## Begin
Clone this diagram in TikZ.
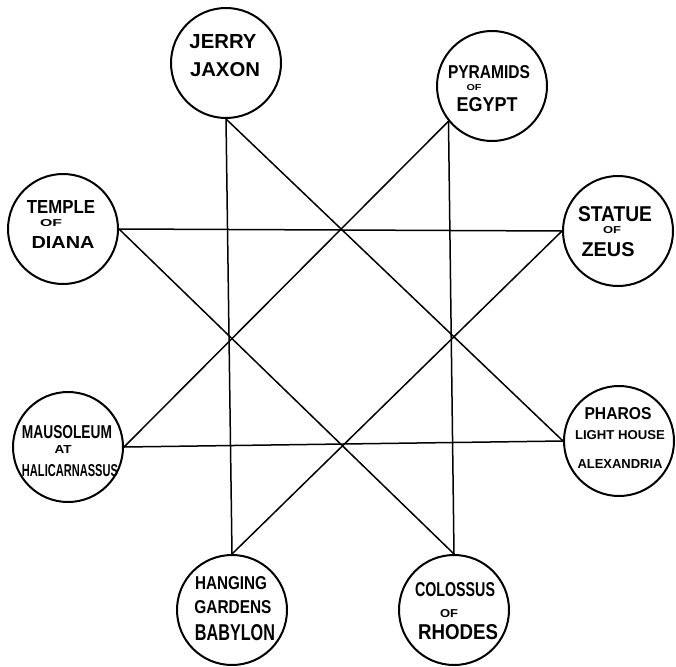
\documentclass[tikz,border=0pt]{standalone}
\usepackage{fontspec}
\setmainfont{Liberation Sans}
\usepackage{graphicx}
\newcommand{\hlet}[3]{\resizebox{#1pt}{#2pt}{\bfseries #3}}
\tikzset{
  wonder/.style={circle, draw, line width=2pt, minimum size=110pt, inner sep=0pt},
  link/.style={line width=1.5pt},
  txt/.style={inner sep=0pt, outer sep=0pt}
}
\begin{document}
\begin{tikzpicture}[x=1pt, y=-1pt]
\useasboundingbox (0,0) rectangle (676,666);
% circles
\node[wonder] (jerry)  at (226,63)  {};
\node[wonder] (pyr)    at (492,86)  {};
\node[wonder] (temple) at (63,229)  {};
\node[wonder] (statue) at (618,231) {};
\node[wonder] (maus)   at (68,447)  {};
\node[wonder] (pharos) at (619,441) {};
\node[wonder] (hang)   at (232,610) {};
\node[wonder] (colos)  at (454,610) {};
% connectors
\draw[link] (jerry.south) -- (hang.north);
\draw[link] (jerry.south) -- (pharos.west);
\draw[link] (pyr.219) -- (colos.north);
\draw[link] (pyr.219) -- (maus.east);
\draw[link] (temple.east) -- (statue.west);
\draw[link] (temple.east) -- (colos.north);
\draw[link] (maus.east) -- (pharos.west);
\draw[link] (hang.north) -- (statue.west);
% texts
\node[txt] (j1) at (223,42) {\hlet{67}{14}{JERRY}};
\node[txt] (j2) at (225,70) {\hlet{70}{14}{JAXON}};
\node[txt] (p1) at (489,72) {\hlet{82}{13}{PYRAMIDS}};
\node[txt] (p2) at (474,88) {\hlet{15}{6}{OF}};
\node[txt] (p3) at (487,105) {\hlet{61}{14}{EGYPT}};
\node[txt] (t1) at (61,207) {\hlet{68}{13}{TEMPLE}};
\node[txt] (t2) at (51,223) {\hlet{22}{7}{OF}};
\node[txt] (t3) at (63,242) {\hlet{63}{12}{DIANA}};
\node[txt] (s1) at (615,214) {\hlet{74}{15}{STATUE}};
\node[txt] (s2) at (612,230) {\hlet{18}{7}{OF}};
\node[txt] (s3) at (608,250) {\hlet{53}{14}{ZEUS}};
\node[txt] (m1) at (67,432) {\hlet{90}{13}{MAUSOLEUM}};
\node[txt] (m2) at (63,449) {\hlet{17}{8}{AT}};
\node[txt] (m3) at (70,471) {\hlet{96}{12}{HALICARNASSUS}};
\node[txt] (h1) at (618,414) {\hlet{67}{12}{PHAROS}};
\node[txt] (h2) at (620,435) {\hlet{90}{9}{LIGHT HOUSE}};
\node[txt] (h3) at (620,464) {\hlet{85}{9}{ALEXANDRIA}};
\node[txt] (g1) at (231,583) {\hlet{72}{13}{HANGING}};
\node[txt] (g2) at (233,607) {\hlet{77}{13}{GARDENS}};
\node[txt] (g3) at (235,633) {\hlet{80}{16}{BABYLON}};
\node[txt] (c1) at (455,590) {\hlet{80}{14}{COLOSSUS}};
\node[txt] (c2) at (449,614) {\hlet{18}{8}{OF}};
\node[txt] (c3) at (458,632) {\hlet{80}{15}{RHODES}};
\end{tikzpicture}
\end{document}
## End
# Exercise objective:
Write out every line above exactly as it is, leaving out the pictures.

# Response:
Clone this diagram in TikZ.
\documentclass[tikz,border=0pt]{standalone}
\usepackage{fontspec}
\setmainfont{Liberation Sans}
\usepackage{graphicx}
\newcommand{\hlet}[3]{\resizebox{#1pt}{#2pt}{\bfseries #3}}
\tikzset{
  wonder/.style={circle, draw, line width=2pt, minimum size=110pt, inner sep=0pt},
  link/.style={line width=1.5pt},
  txt/.style={inner sep=0pt, outer sep=0pt}
}
\begin{document}
\begin{tikzpicture}[x=1pt, y=-1pt]
\useasboundingbox (0,0) rectangle (676,666);
% circles
\node[wonder] (jerry)  at (226,63)  {};
\node[wonder] (pyr)    at (492,86)  {};
\node[wonder] (temple) at (63,229)  {};
\node[wonder] (statue) at (618,231) {};
\node[wonder] (maus)   at (68,447)  {};
\node[wonder] (pharos) at (619,441) {};
\node[wonder] (hang)   at (232,610) {};
\node[wonder] (colos)  at (454,610) {};
% connectors
\draw[link] (jerry.south) -- (hang.north);
\draw[link] (jerry.south) -- (pharos.west);
\draw[link] (pyr.219) -- (colos.north);
\draw[link] (pyr.219) -- (maus.east);
\draw[link] (temple.east) -- (statue.west);
\draw[link] (temple.east) -- (colos.north);
\draw[link] (maus.east) -- (pharos.west);
\draw[link] (hang.north) -- (statue.west);
% texts
\node[txt] (j1) at (223,42) {\hlet{67}{14}{JERRY}};
\node[txt] (j2) at (225,70) {\hlet{70}{14}{JAXON}};
\node[txt] (p1) at (489,72) {\hlet{82}{13}{PYRAMIDS}};
\node[txt] (p2) at (474,88) {\hlet{15}{6}{OF}};
\node[txt] (p3) at (487,105) {\hlet{61}{14}{EGYPT}};
\node[txt] (t1) at (61,207) {\hlet{68}{13}{TEMPLE}};
\node[txt] (t2) at (51,223) {\hlet{22}{7}{OF}};
\node[txt] (t3) at (63,242) {\hlet{63}{12}{DIANA}};
\node[txt] (s1) at (615,214) {\hlet{74}{15}{STATUE}};
\node[txt] (s2) at (612,230) {\hlet{18}{7}{OF}};
\node[txt] (s3) at (608,250) {\hlet{53}{14}{ZEUS}};
\node[txt] (m1) at (67,432) {\hlet{90}{13}{MAUSOLEUM}};
\node[txt] (m2) at (63,449) {\hlet{17}{8}{AT}};
\node[txt] (m3) at (70,471) {\hlet{96}{12}{HALICARNASSUS}};
\node[txt] (h1) at (618,414) {\hlet{67}{12}{PHAROS}};
\node[txt] (h2) at (620,435) {\hlet{90}{9}{LIGHT HOUSE}};
\node[txt] (h3) at (620,464) {\hlet{85}{9}{ALEXANDRIA}};
\node[txt] (g1) at (231,583) {\hlet{72}{13}{HANGING}};
\node[txt] (g2) at (233,607) {\hlet{77}{13}{GARDENS}};
\node[txt] (g3) at (235,633) {\hlet{80}{16}{BABYLON}};
\node[txt] (c1) at (455,590) {\hlet{80}{14}{COLOSSUS}};
\node[txt] (c2) at (449,614) {\hlet{18}{8}{OF}};
\node[txt] (c3) at (458,632) {\hlet{80}{15}{RHODES}};
\end{tikzpicture}
\end{document}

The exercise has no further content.